JAKARTA (TEROPONGSENAYAN) - Pertumbuhan ekonomi Indonesia selama triwulan pertama tahun ini masih lebih baik dibandingkan negara besar lainnya dengan pertumbuhan diperkirakan mencapai 4,5-4,7 persen. Meski pertumbuhan ekonomi RI masih dinilai lebih baik dari negara lain, namun tanda-tanda tekanan sudah terlihat.
Pada Maret pekan kedua denyut ekonomi masih baik. "Tapi pekan kedua Maret, terjadi perubahan dan terlihat dari penerimaan pajak yang drop," tuturnya.
"Jadi, seperti kita lihat, pandemi covid-19 ini shock besar di kesehatan dengan ancaman kematian dan belum ditemukan vaksin dan obatnya. Dan ancaman keselamatan jiwa dan berdampak ke sisi sosial ekonomi dan keuangan," paparnya.
"Dampak ekonomi berpengaruh luar biasa dan grassroot juga. Kematian kegiatan ekonomi karena tidak ada kegiatan di luar rumah, " katanya.

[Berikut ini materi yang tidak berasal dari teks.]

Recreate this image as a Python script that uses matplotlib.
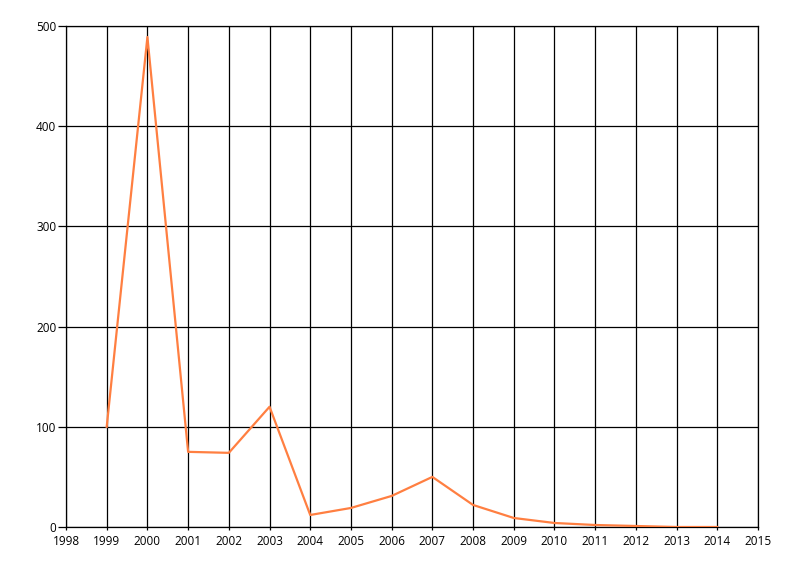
import matplotlib
matplotlib.use("Agg")
import matplotlib.pyplot as plt

years = [1999, 2000, 2001, 2002, 2003, 2004, 2005, 2006, 2007, 2008, 2009, 2010, 2011, 2012, 2013, 2014]
values = [100, 489, 75, 74, 120, 12, 19, 31, 50, 22, 9, 4, 2, 1, 0, 0]
xticks = list(range(1998, 2016))
yticks = [0, 100, 200, 300, 400, 500]

fig = plt.figure(figsize=(8, 5.76), dpi=100)
ax = fig.add_axes([66/800, 1-527/576, (758-66)/800, (527-26)/576])
ax.plot(years, values, color='#FF7F41', linewidth=1.6, zorder=3)
ax.set_xlim(1998, 2015)
ax.set_ylim(0, 500)
ax.set_xticks(xticks)
ax.set_xticklabels([str(t) for t in xticks])
ax.set_yticks(yticks)
ax.grid(True, color='black', linewidth=0.9)
for s in ax.spines.values():
    s.set_color('black')
    s.set_linewidth(0.9)
ax.tick_params(axis='y', length=6, width=0.9, labelsize=8.5, pad=1, colors='black')
ax.tick_params(axis='x', length=2, width=0.9, labelsize=8.5, pad=3.5, colors='black')
for lab in ax.get_xticklabels() + ax.get_yticklabels():
    lab.set_family('Open Sans')
fig.savefig('out.png', dpi=100)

Lihat saja, industri manufaktur Indonesia merosot tajam akibat penerapan pembatasan sosial berskala besar (PBB). Menteri Keuangan Sri Mulyani Indrawati, menyebut indeks industri manufaktur Indonesia diukur dari purchasing managers index (PMI), merosot ke posisi terendah sejak 2011, yakni 27,5 per April 2020.
Angka itu turun berbanding indeks Maret 2020 yang mencapai 45,3, imbas pandemi COVID-19. “Ini paling dalam dibandingkan negara ASEAN,” katanya dalam rapat kerja dengan Badan Anggaran DPR RI secara virtual di Jakarta, Senin (4/5/2020).
Kemerosotan PMI tersebut menjadi indikator bahwa ekonomi Indonesia mendapat tekanan berat. Indeks penjualan riil juga merosot mencapai minus 5,4 persen.
Selama periode Januari-Maret 2020, realisasi nominal investasi langsung mencapai Rp 210 triliun atau hanya 23,7 persen dari target.
Penanaman modal asing menurun 9,2 persen mencapai Rp 98 triliun. Tapi penanaman modal dalam negeri masih tumbuh 29,2 persen mencapai Rp 112,7 triliun.
Kinerja ekspor pada triwulan pertama tahun ini tumbuh 2,9 persen didukung sektor pertanian dan manufaktur, sedangkan ekspor tambang dan migas turun karena disebabkan faktor harga.
Adapun kinerja impor tiga bulan pertama tahun ini minus 3,7 persen yang disebabkan penurunan impor bahan baku dan barang modal.